Rapid warming and drought in the last few decades have been identified as contributing factors to changes in tree growth, widespread tree mortality, and an increasing incidence of disturbances (i.e., wildfires and insect outbreaks) across mid- to high latitude forests in the Northern Hemisphere. However, forest response to warming in Alaska has been complex, varying with respect to the biophysical and geographic setting. For example, recent studies of Alaskan forests show that rapid warming is causing some trees to increase in radial growth, while others are in decline due to moisture stress, loss of snowpack due to earlier spring melt and other stressors (e.g., disturbance), resulting in forest mortality. In this study, we use tree-ring records to characterize the growth response and mortality of trees to disturbance and climate variability across a range of forest and woodland sites (n = 30) on the Alaska Peninsula. We specifically evaluate on the relationships and interactions among tree growth rates, mortality, climate variables (temperature, precipitation), and disturbance history (i.e., spruce beetle outbreaks).
Results/Conclusions
Across the Alaska Peninsula, tree growth appears to show relatively consistent positive growth associated with winter-spring temperatures, with the strongest relationships in open woodland sites.
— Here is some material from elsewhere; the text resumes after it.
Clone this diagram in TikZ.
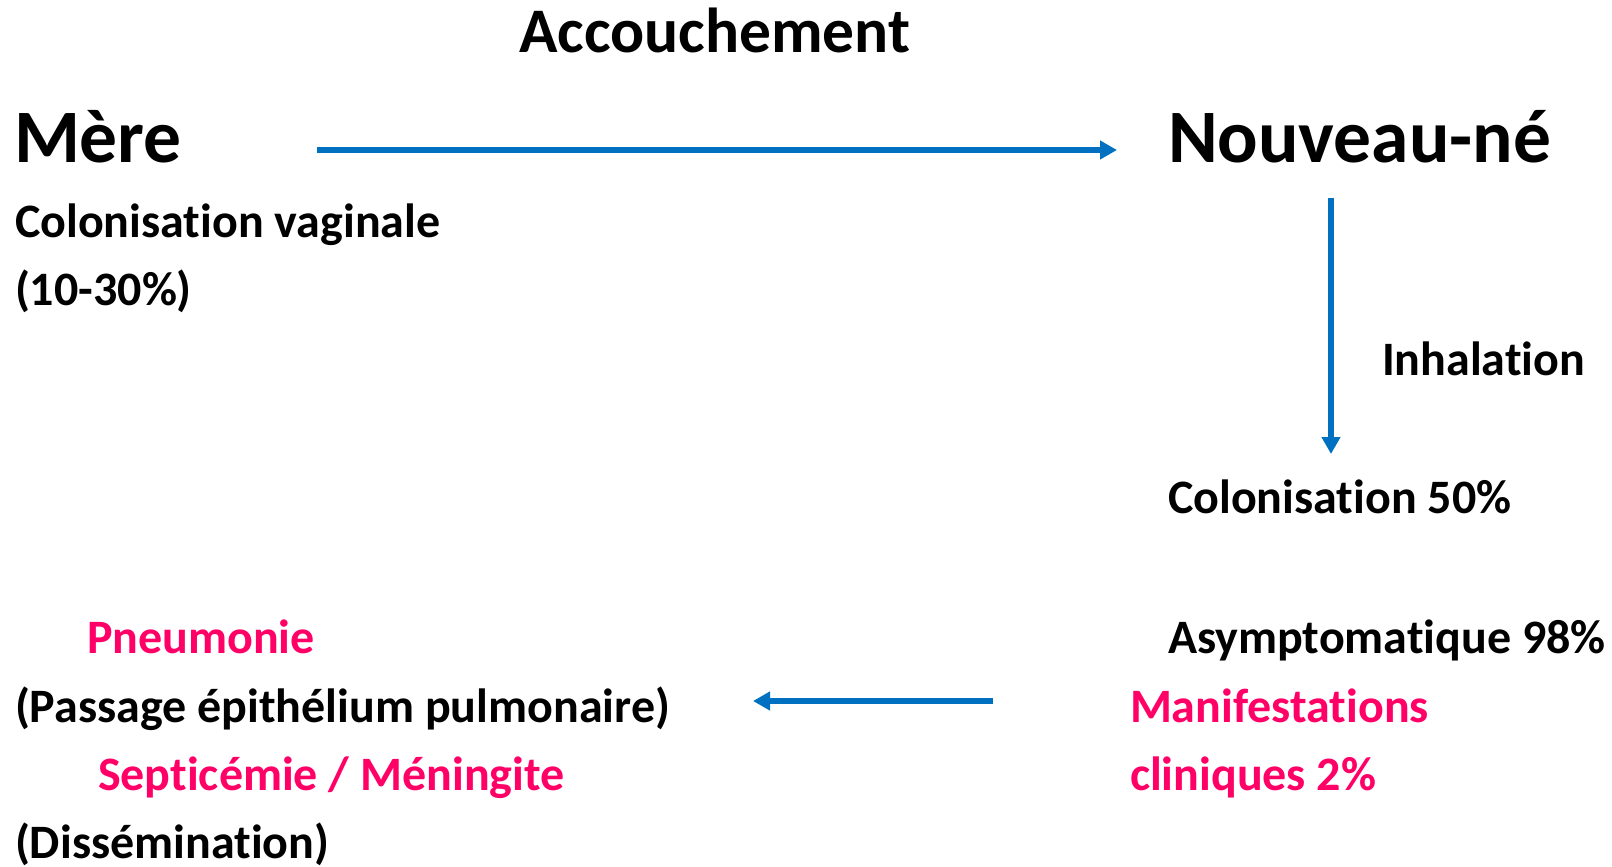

Many sites also show negative growth associated with spring precipitation (i.e., extended periods of snow pack), dependent on forest structure, disturbance history and biophysical setting. These preliminary results suggest that, in general, tree growth is responding favorably to recent warming across both open and closed forest ecosystems in southwest Alaska. However in many low elevation-closed canopy stands, recent warming-related spruce beetle outbreaks have significantly affected tree growth (i.e., stressed trees) and mortality levels throughout the Alaska Peninsula. Results of the study provide information on the extent to which recent warming has influenced tree growth and mortality across a range of representative forested sites in southwest Alaska. This study, and comparative studies on stand dynamics and regeneration, provides a basis for assessing the current condition of, and potential changes to, representative spruce ecosystems in Alaska.